Broadcasting in random recursive dags
Simon Briend, Luc Devroye, Gabor Lugosi
TL;DR
This work analyzes noisy broadcasting on uniform random $k$-dags, where $k$ root bits propagate via a noisy channel and a majority rule is used to color new vertices. By recasting the process as a reinforced urn with $k$ draws, the authors derive a function $g(t)$ and a key parameter $\alpha_k=4\mathbb{E}[(\text{Bin}(k,1/2)-k/2)_+]$ to characterize three asymptotic regimes for the mutation probability $p$: a low-rate regime where $R_n$ converges to one of two asymmetric fixed points, a high-rate regime where $R_n$ converges to $1/2$, and an intermediate regime with $R_n\to 1/2$ but a majority rule that can still outperform random guessing.
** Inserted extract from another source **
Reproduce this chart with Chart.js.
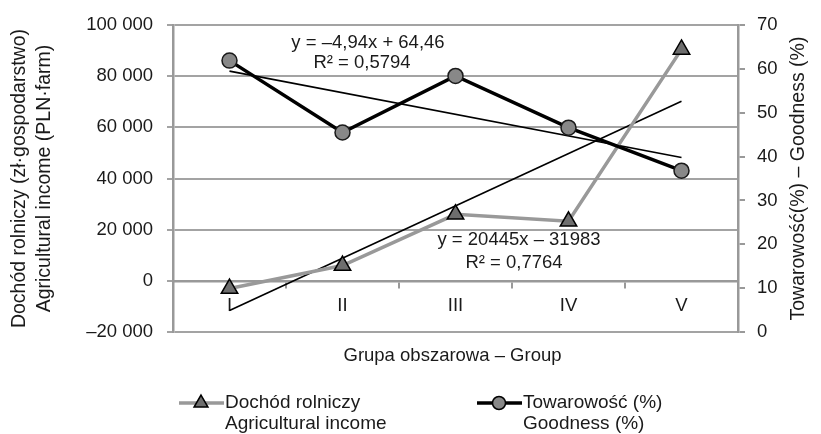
<!DOCTYPE html>
<html lang="pl">
<head>
<meta charset="UTF-8">
<title>Dochód rolniczy i towarowość</title>
<script src="https://cdn.jsdelivr.net/npm/chart.js"></script>
<style>
  body { margin: 0; background: #fff; }
  #chart { display: block; }
</style>
</head>
<body>
<canvas id="chart" width="821" height="434"></canvas>
<script>
// grupy obszarowe
const groups = ['I', 'II', 'III', 'IV', 'V'];
// dochod rolniczy (zl/gospodarstwo) - lewa os
const income = [-3000, 6000, 26000, 23300, 90500];
// towarowosc (%) - prawa os
const goodness = [61.9, 45.5, 58.4, 46.6, 36.8];
// linie trendu - konce (I i V)
const incomeTrend = [-11600, null, null, null, 70250];
const goodnessTrend = [59.5, null, null, null, 39.8];
// etykiety osi
const leftTicks = ['–20 000', '0', '20 000', '40 000', '60 000', '80 000', '100 000'];
const rightTicks = ['0', '10', '20', '30', '40', '50', '60', '70'];
const seriesNames = ['Dochód rolniczy\nAgricultural income', 'Towarowość (%)\nGoodness (%)'];
const incomeEq = ['y = 20445x – 31983', 'R² = 0,7764'];
const goodnessEq = ['y = –4,94x + 64,46', 'R² = 0,5794'];
const rightTitle = 'Towarowość(%) – Goodness (%)';

const FONT = '"Liberation Sans", Arial, sans-serif';
const GRID = '#a3a3a3';
const AXIS = '#999999';
const TXT = '#1a1a1a';

// napisy: tytul osi X i prawej osi, rownania trendu, legenda
const extras = {
  id: 'extras',
  afterDraw(chart) {
    const ctx = chart.ctx;
    const a = chart.chartArea;
    ctx.save();
    ctx.fillStyle = TXT;
    ctx.textBaseline = 'middle';
    ctx.textAlign = 'center';
    ctx.font = '18.5px ' + FONT;
    ctx.fillText('Grupa obszarowa – Group', (a.left + a.right) / 2 - 3, 356);

    ctx.fillText(goodnessEq[0], 368, 43);
    ctx.fillText(goodnessEq[1], 362, 63);
    ctx.fillText(incomeEq[0], 519, 240);
    ctx.fillText(incomeEq[1], 514, 263);

    // tytul prawej osi (czytany od dolu)
    ctx.save();
    ctx.font = '19.5px ' + FONT;
    ctx.translate(799, (a.top + a.bottom) / 2);
    ctx.rotate(-Math.PI / 2);
    ctx.fillText(rightTitle, 0, 0);
    ctx.restore();

    // legenda
    ctx.font = '19px ' + FONT;
    ctx.textAlign = 'left';
    const items = [
      { x: 179, color: '#999999', width: 3.5, marker: 'tri', fill: '#6e6e6e' },
      { x: 477, color: '#000000', width: 3.5, marker: 'circ', fill: '#888888' }
    ];
    items.forEach((it, i) => {
      const y = 403;
      ctx.strokeStyle = it.color;
      ctx.lineWidth = it.width;
      ctx.beginPath();
      ctx.moveTo(it.x, y);
      ctx.lineTo(it.x + 45, y);
      ctx.stroke();
      const cx = it.x + 22;
      ctx.fillStyle = it.fill;
      ctx.strokeStyle = '#000';
      ctx.lineWidth = 1.5;
      ctx.beginPath();
      if (it.marker === 'tri') {
        const r = 8;
        ctx.moveTo(cx, y - r);
        ctx.lineTo(cx + 0.866 * r, y + 0.5 * r);
        ctx.lineTo(cx - 0.866 * r, y + 0.5 * r);
        ctx.closePath();
      } else {
        ctx.arc(cx, y, 6.5, 0, Math.PI * 2);
      }
      ctx.fill();
      ctx.stroke();
      ctx.fillStyle = TXT;
      seriesNames[i].split('\n').forEach((line, k) => {
        ctx.fillText(line, it.x + 46, y + k * 21);
      });
    });
    ctx.restore();
  }
};

new Chart(document.getElementById('chart'), {
  type: 'line',
  data: {
    labels: groups,
    datasets: [
      {
        label: seriesNames[1],
        data: goodness,
        yAxisID: 'y1',
        borderColor: '#000000',
        borderWidth: 3.5,
        pointStyle: 'circle',
        pointRadius: 7.5,
        pointBackgroundColor: '#888888',
        pointBorderColor: '#1a1a1a',
        pointBorderWidth: 1.5,
        tension: 0,
        order: 0
      },
      {
        label: seriesNames[0],
        data: income,
        yAxisID: 'y',
        borderColor: '#999999',
        borderWidth: 3.5,
        pointStyle: 'triangle',
        pointRadius: 9.5,
        pointBackgroundColor: '#6e6e6e',
        pointBorderColor: '#000000',
        pointBorderWidth: 1.5,
        tension: 0,
        order: 1
      },
      {
        label: 'trend income',
        data: incomeTrend,
        yAxisID: 'y',
        borderColor: '#000000',
        borderWidth: 1.6,
        pointRadius: 0,
        spanGaps: true,
        order: 2
      },
      {
        label: 'trend goodness',
        data: goodnessTrend,
        yAxisID: 'y1',
        borderColor: '#000000',
        borderWidth: 1.6,
        pointRadius: 0,
        spanGaps: true,
        order: 3
      }
    ]
  },
  options: {
    responsive: false,
    animation: false,
    devicePixelRatio: 1,
    layout: { padding: { top: 22, bottom: 102, left: 0, right: 0 } },
    plugins: {
      legend: { display: false },
      tooltip: { enabled: false }
    },
    scales: {
      x: {
        position: { y: 0 },
        offset: true,
        grid: { drawOnChartArea: false, drawTicks: true, tickLength: 6, color: AXIS, lineWidth: 2, offset: true },
        border: { display: true, color: AXIS, width: 2.5 },
        ticks: { color: TXT, font: { size: 18.5, family: FONT }, padding: 8, maxRotation: 0 }
      },
      y: {
        position: 'left',
        min: -20000,
        max: 100000,
        afterFit(s) { s.width = 173; },
        ticks: {
          stepSize: 20000,
          color: TXT,
          padding: 14,
          font: { size: 18.5, family: FONT },
          callback: (v, i) => leftTicks[i]
        },
        grid: { color: GRID, lineWidth: 2, tickLength: 6 },
        border: { color: AXIS, width: 2.5 },
        title: {
          display: true,
          text: ['Dochód rolniczy (zł·gospodarstwo)', 'Agricultural income (PLN·farm)'],
          color: TXT,
          font: { size: 19.5, family: FONT, lineHeight: 1.28 },
          padding: { top: 7.5, bottom: 0 }
        }
      },
      y1: {
        position: 'right',
        min: 0,
        max: 70,
        afterFit(s) { s.width = 83; },
        ticks: {
          stepSize: 10,
          color: TXT,
          padding: 12,
          font: { size: 18.5, family: FONT },
          callback: (v, i) => rightTicks[i]
        },
        grid: { drawOnChartArea: false, color: AXIS, lineWidth: 2, tickLength: 7 },
        border: { color: AXIS, width: 2.5 }
      }
    }
  },
  plugins: [extras]
});
</script>
</body>
</html>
They establish convergence using Pemantle's results on reinforced processes and provide a general lower bound on the error probability for the majority rule, applicable across $p$. The paper also includes a self-contained appendix proving a tree-case result (for $k=1$) that majority is better than random guessing when $p<1/4$, fixing gaps in earlier work. Overall, the results identify precise threshold phenomena in noisy broadcasting on random dags and quantify when simple majority voting is informative for root-bit reconstruction.
Abstract
A uniform $k$-{\sc dag} generalizes the uniform random recursive tree by picking $k$ parents uniformly at random from the existing nodes. It starts with $k$ ''roots''. Each of the $k$ roots is assigned a bit. These bits are propagated by a noisy channel. The parents' bits are flipped with probability $p$, and a majority vote is taken. When all nodes have received their bits, the $k$-{\sc dag} is shown without identifying the roots. The goal is to estimate the majority bit among the roots. We identify the threshold for $p$ as a function of $k$ below which the majority rule among all nodes yields an error $c+o(1)$ with $c<1/2$. Above the threshold the majority rule errs with probability $1/2+o(1)$.